# GIVEN EXERCISE:
Copy everything from the line with "Write a component" down to the line with "const groupSizes = [3, 3, 9, 6]", inclusive of both, exactly as written; leave out all pictures.
========
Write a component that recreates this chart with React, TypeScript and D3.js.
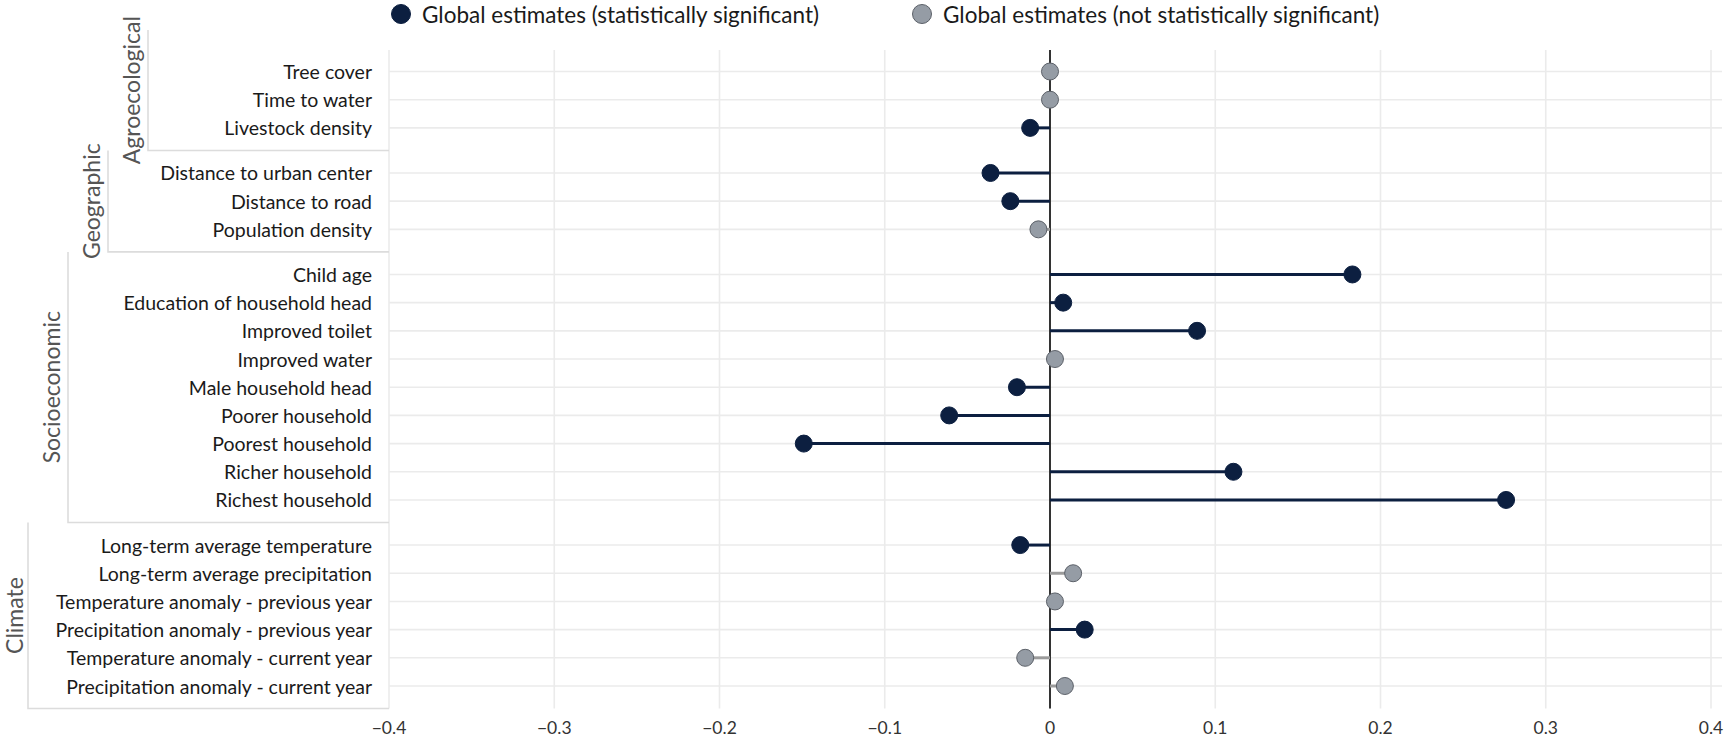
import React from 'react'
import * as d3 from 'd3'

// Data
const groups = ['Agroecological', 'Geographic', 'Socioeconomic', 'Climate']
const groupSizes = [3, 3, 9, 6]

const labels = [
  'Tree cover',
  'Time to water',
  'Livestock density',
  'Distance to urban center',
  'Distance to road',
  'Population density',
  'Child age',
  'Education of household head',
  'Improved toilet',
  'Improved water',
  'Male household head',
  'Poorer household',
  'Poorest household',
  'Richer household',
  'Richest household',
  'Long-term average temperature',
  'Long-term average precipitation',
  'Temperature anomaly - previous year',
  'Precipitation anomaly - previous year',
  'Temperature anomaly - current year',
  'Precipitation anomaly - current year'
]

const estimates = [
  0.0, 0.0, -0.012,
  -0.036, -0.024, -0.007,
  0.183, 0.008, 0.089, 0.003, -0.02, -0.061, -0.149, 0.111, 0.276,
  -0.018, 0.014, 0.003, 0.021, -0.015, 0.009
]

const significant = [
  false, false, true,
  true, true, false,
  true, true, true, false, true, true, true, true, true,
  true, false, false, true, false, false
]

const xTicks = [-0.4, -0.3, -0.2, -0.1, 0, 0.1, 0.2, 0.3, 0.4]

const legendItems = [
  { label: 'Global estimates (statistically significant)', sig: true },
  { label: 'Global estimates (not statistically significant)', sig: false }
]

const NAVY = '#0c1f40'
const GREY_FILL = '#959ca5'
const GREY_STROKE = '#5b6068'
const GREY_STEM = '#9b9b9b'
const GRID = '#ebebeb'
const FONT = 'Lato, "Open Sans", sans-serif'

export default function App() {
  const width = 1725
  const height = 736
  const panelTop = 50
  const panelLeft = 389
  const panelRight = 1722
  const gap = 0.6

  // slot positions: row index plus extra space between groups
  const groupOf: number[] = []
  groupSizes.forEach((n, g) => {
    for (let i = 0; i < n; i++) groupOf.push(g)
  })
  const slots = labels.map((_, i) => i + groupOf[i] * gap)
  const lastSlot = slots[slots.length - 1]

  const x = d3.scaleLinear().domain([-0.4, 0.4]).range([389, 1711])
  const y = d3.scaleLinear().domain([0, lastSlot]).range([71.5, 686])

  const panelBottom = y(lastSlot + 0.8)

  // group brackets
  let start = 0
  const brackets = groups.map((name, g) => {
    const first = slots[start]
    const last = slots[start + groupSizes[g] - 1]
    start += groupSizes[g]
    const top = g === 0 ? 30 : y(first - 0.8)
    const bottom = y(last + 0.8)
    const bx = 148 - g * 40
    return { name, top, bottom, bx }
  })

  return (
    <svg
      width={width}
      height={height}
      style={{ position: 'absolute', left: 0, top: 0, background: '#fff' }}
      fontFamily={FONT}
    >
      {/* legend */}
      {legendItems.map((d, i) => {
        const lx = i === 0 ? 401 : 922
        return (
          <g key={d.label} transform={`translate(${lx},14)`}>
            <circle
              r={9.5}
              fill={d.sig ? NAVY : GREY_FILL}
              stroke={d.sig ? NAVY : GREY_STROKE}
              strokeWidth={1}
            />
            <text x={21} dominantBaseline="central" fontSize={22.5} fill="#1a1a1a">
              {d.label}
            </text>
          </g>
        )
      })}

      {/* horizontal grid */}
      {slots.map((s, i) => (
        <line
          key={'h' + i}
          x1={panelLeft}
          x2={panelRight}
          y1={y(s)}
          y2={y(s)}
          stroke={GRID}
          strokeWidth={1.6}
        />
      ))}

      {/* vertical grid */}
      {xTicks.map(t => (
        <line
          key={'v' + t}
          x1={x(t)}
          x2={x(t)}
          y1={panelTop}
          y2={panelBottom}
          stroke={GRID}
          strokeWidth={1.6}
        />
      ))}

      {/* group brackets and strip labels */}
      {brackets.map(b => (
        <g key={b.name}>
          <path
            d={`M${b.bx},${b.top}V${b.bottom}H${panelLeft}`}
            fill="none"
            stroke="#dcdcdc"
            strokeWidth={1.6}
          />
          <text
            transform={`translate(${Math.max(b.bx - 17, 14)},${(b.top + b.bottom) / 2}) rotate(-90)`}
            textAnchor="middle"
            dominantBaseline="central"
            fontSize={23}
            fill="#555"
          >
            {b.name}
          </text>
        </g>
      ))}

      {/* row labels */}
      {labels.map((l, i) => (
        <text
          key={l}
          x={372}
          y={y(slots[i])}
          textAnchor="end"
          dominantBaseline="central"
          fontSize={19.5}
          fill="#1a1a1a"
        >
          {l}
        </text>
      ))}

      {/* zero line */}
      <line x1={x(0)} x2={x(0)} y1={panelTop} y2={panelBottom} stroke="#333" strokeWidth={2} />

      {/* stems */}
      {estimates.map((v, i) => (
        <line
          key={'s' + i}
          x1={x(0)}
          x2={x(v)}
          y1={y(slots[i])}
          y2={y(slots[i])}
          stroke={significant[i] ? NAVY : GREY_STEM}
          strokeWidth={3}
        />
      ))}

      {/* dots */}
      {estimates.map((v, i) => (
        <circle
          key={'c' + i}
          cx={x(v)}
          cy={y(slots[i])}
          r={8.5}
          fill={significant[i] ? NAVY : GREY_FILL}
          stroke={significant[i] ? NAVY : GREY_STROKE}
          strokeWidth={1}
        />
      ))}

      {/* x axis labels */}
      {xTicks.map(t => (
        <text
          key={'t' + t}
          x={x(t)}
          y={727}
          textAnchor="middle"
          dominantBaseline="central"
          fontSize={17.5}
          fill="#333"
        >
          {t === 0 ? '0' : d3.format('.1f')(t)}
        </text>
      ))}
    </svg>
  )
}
========
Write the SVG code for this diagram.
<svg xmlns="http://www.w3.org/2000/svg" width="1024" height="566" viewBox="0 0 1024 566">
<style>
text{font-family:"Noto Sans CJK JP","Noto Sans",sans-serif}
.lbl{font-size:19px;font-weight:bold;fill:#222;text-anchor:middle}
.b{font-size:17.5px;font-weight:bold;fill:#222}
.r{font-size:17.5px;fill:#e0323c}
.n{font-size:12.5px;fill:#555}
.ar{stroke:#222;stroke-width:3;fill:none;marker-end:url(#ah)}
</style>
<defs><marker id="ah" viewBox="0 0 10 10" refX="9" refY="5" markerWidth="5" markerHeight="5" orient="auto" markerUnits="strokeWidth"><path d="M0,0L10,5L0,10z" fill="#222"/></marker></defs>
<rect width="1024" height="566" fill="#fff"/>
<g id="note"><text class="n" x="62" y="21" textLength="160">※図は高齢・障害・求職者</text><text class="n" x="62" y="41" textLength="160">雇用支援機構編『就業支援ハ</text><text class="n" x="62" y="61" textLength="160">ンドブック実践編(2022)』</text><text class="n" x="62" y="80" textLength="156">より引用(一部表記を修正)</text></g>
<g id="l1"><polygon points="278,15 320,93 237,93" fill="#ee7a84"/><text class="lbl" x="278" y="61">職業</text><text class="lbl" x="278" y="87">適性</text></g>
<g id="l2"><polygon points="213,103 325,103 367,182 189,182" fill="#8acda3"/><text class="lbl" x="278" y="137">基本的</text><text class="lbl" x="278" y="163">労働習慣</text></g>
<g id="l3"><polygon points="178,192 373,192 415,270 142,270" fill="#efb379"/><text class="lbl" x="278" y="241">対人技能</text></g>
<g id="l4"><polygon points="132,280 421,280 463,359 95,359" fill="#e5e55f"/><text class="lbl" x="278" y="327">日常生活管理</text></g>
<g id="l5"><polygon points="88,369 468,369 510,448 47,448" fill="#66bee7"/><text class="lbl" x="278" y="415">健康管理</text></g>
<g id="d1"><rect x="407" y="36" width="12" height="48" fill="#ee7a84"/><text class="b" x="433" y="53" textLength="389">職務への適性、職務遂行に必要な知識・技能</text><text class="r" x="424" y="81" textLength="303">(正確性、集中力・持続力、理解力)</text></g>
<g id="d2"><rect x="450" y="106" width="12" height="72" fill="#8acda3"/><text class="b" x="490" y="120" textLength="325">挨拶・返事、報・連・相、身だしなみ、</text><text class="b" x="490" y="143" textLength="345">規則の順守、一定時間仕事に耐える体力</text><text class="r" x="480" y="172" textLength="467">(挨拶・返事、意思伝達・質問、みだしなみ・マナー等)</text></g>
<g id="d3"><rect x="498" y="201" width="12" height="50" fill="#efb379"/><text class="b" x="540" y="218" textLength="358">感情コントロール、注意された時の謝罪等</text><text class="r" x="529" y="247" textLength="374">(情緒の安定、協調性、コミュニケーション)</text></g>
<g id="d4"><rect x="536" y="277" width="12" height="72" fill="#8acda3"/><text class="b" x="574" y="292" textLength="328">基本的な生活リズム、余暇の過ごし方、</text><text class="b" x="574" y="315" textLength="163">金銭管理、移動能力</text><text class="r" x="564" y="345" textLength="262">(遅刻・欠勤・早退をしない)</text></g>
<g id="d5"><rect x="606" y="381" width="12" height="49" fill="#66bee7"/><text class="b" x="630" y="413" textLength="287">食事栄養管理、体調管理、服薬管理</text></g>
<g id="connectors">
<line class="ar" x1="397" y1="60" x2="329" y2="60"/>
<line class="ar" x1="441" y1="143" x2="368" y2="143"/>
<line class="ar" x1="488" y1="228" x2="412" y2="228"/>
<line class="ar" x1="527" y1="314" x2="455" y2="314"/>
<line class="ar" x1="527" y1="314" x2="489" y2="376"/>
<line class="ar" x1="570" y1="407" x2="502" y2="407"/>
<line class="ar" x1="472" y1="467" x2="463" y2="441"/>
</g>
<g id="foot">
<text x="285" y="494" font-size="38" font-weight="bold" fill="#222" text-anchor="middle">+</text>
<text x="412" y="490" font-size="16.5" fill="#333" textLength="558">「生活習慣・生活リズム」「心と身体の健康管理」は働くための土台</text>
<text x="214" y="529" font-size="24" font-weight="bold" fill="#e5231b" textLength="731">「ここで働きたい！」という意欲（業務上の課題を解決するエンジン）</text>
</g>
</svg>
========
# FINAL RESULT:
Write a component that recreates this chart with React, TypeScript and D3.js.
import React from 'react'
import * as d3 from 'd3'

// Data
const groups = ['Agroecological', 'Geographic', 'Socioeconomic', 'Climate']
const groupSizes = [3, 3, 9, 6]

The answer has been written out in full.